The idea is so counterintuitive that it's been an uphill battle. The idea that overall growth is contingent on demographic growth is lost on most marketing folks. It sails over the heads of the HR team. So much of our view of economics and social reality depend on a never-ending surplus of young people that the opposite is difficult to consider.

The ratio of old people to young people is changing dramatically.

In the last decades, most age groups were increasing. They were increasing rather faster or rather slower than the average population, but this was not a main concern. While the post-war baby boomers are to massively retire in the coming decade, the landscape will display far-reaching changes. This will affect not only the Labour supply but also the demand side.

As to the Labour supply, the past behaviours, built all along two centuries of abundant labour supply, are beginning to change. While the inflow of young people to the labour market is either growing at a slow pace or declining – as in the majority of developed countries - the young workers are no more seeking for job stability: the freeters are those ready to zap in any fit of temper to another employer, pose new problems to HR managers. When the baby boomers reach the last stage of their working life, the replacement of the workforce will require inventiveness, and rejuvenation will be uneasy. The shift from a buyer's market to a seller's market will be progressive – but it is well under way in many places – and employee retention has begun to be a concern for an increasing number of companies.
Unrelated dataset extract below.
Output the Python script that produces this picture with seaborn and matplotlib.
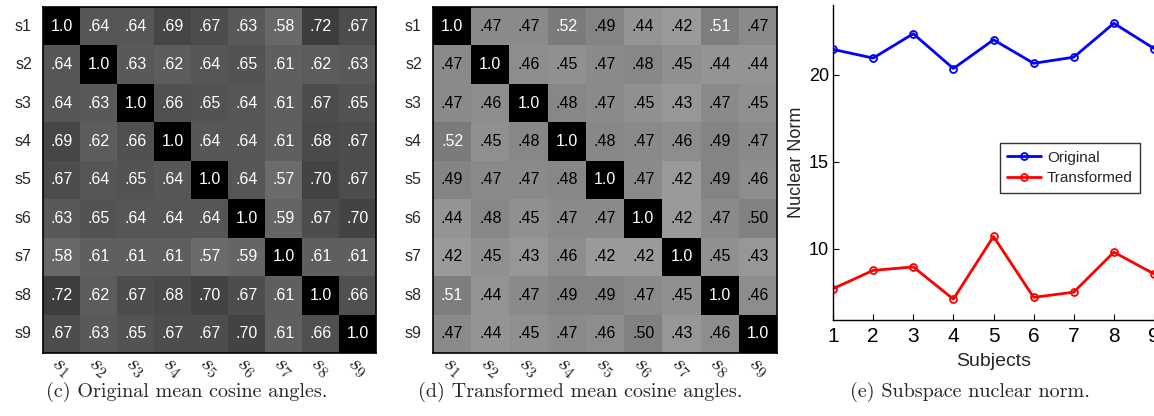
import numpy as np
import pandas as pd
import matplotlib
matplotlib.use("Agg")
import matplotlib.pyplot as plt
import seaborn as sns

# ==================================
# DATA
# ==================================

subjects = ["s1", "s2", "s3", "s4", "s5", "s6", "s7", "s8", "s9"]
x_tick_labels = [r"$s_{%d}$" % i for i in range(1, 10)]

original_cos = [
    [1.00, .64, .64, .69, .67, .63, .58, .72, .67],
    [.64, 1.00, .63, .62, .64, .65, .61, .62, .63],
    [.64, .63, 1.00, .66, .65, .64, .61, .67, .65],
    [.69, .62, .66, 1.00, .64, .64, .61, .68, .67],
    [.67, .64, .65, .64, 1.00, .64, .57, .70, .67],
    [.63, .65, .64, .64, .64, 1.00, .59, .67, .70],
    [.58, .61, .61, .61, .57, .59, 1.00, .61, .61],
    [.72, .62, .67, .68, .70, .67, .61, 1.00, .66],
    [.67, .63, .65, .67, .67, .70, .61, .66, 1.00],
]

transformed_cos = [
    [1.00, .47, .47, .52, .49, .44, .42, .51, .47],
    [.47, 1.00, .46, .45, .47, .48, .45, .44, .44],
    [.47, .46, 1.00, .48, .47, .45, .43, .47, .45],
    [.52, .45, .48, 1.00, .48, .47, .46, .49, .47],
    [.49, .47, .47, .48, 1.00, .47, .42, .49, .46],
    [.44, .48, .45, .47, .47, 1.00, .42, .47, .50],
    [.42, .45, .43, .46, .42, .42, 1.00, .45, .43],
    [.51, .44, .47, .49, .49, .47, .45, 1.00, .46],
    [.47, .44, .45, .47, .46, .50, .43, .46, 1.00],
]

subject_ids = [1, 2, 3, 4, 5, 6, 7, 8, 9]
norm_original = [21.45, 20.95, 22.35, 20.35, 22.0, 20.65, 21.0, 22.95, 21.5]
norm_transformed = [7.7, 8.75, 8.95, 7.1, 10.7, 7.2, 7.5, 9.8, 8.55]

# ==================================
# STYLE
# ==================================

sns.set_theme(style="white")
plt.rcParams["font.family"] = ["Liberation Sans", "DejaVu Sans"]
plt.rcParams["mathtext.fontset"] = "cm"

serif = ["cmr10", "Liberation Serif"]

fig = plt.figure(figsize=(11.54, 4.16), dpi=100)
W, H = 1154, 416


def px_axes(left, top, right, bottom):
    return fig.add_axes([left / W, 1 - bottom / H, (right - left) / W, (bottom - top) / H])


def draw_matrix(ax, values):
    df = pd.DataFrame(values, index=subjects, columns=subjects)
    labels = [["1.0" if v >= 0.999 else f"{v:.2f}"[1:] for v in row] for row in values]
    sns.heatmap(
        df,
        ax=ax,
        cmap="gray_r",
        vmin=0.09,
        vmax=0.92,
        annot=np.array(labels),
        fmt="",
        cbar=False,
        annot_kws={"fontsize": 11.5},
    )
    flat = np.array(values).ravel()
    for txt, v in zip(ax.texts, flat):
        txt.set_color("white" if v > 0.505 else "black")
    ax.tick_params(axis="y", length=0, pad=8)
    ax.tick_params(axis="x", length=0, pad=10)
    pos = np.arange(len(subjects)) + 0.5
    ax.set_xticks(pos)
    ax.set_xticklabels(x_tick_labels, rotation=-40, ha="center", va="center",
                       rotation_mode="anchor", fontsize=16)
    ax.set_yticks(pos)
    ax.set_yticklabels(subjects, rotation=0, fontsize=11.5)
    for s in ax.spines.values():
        s.set_visible(True)
        s.set_color("black")
        s.set_linewidth(1.2)


# ==================================
# HEATMAPS
# ==================================

ax1 = px_axes(43, 7, 376, 353)
draw_matrix(ax1, original_cos)

ax2 = px_axes(433, 7, 777, 353)
draw_matrix(ax2, transformed_cos)

# ==================================
# NUCLEAR NORM
# ==================================

ax3 = px_axes(833, 5, 1154, 320)
sns.lineplot(x=subject_ids, y=norm_original, ax=ax3, color="#0000ff", lw=2,
             marker="o", markersize=5, markerfacecolor="none",
             markeredgecolor="#0000ff", markeredgewidth=1.3, label="Original")
sns.lineplot(x=subject_ids, y=norm_transformed, ax=ax3, color="#ff0000", lw=2,
             marker="o", markersize=5, markerfacecolor="none",
             markeredgecolor="#ff0000", markeredgewidth=1.3, label="Transformed")
ax3.set_xlim(1, 9)
ax3.set_ylim(5.9, 24.0)
for s in ["top", "right"]:
    ax3.spines[s].set_visible(False)
for s in ["left", "bottom"]:
    ax3.spines[s].set_color("black")
    ax3.spines[s].set_linewidth(1.0)
ax3.tick_params(direction="in", length=4, width=0.8, colors="black",
                left=True, bottom=True)
ax3.tick_params(axis="x", pad=5, labelsize=15)
ax3.tick_params(axis="y", pad=3, labelsize=13)
ax3.set_xticks(subject_ids)
ax3.set_yticks([10, 15, 20])
ax3.set_xlabel("Subjects", fontsize=14, labelpad=5)
ax3.set_ylabel("Nuclear Norm", fontsize=13, labelpad=3)

leg = ax3.legend(loc="center", bbox_to_anchor=(1070 / W, 1 - 168 / H),
                 bbox_transform=fig.transFigure, fancybox=False, frameon=True,
                 edgecolor="black", prop={"size": 11},
                 handlelength=2.2, borderpad=0.5, labelspacing=0.45,
                 handletextpad=0.4, borderaxespad=0)
leg.get_frame().set_linewidth(1.0)

# ==================================
# CAPTIONS
# ==================================

cap_y = 1 - 392 / H
fig.text(187 / W, cap_y, "(c) Original mean cosine angles.", ha="center",
         va="center", fontsize=14.5, fontfamily=serif)
fig.text(580 / W, cap_y, "(d) Transformed mean cosine angles.", ha="center",
         va="center", fontsize=14.5, fontfamily=serif)
fig.text(970 / W, cap_y, "(e) Subspace nuclear norm.", ha="center",
         va="center", fontsize=14.5, fontfamily=serif)

fig.savefig("out.png", dpi=100)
There is hardly any doubt that outsourcing and off-shoring could not give much more than limited leeway(1), as the conditions for offshoring are limiting possibilities the availability of a skilled workforce acts in potential off-shores matters "as locational determinants nearly as frequently as low costs"(page 12). As a matter of fact, outsourcing and off-shoring are also consequences of the embarrassment of enterprises in building internal competences and achieving top quality – where the question is effectively that of skill shortages.

Nevertheless, changing demographics are only one factor in the development of labour shortages. They are entwined with the changing patterns of competence building in the frame of the ICTs and in that of the emerging knowledge-based society (KBS). Indeed, the KBS is opening up the range of required qualifications. While the previous technological paradigm – i.e. that of the industrial golden age based on taylorist/fordist segmentation of tasks, pre-determined work prescriptions and monitoring of individual performance in the service of the machine system - was assigning workers to rather closed professional paths, the new paradigm owes more to teamwork, to responsible autonomy and to a shifting combination of tacit and social skills, learning and problem-solving capacity. The traditional "profession", that was most often certified by a standardised scholar title, more and more becomes a talent built on experience – whereby the recruiter is increasingly in need of both skill assessment and job assessment. While qualifications become peculiar sets of skills, the labour market mediators tend to cluster that variety along some common sets of core knowledge – which feeds the development, in the recruitment business, of niche markets.

So, besides demographics, the new technological paradigm is by itself feeding a structural shortage of talents. But demographics will add , year after year, more turmoil in these uneasy adjustment of demand and supply. The moment of truth will arrive soon, when the baby boomers begin to retire in mass.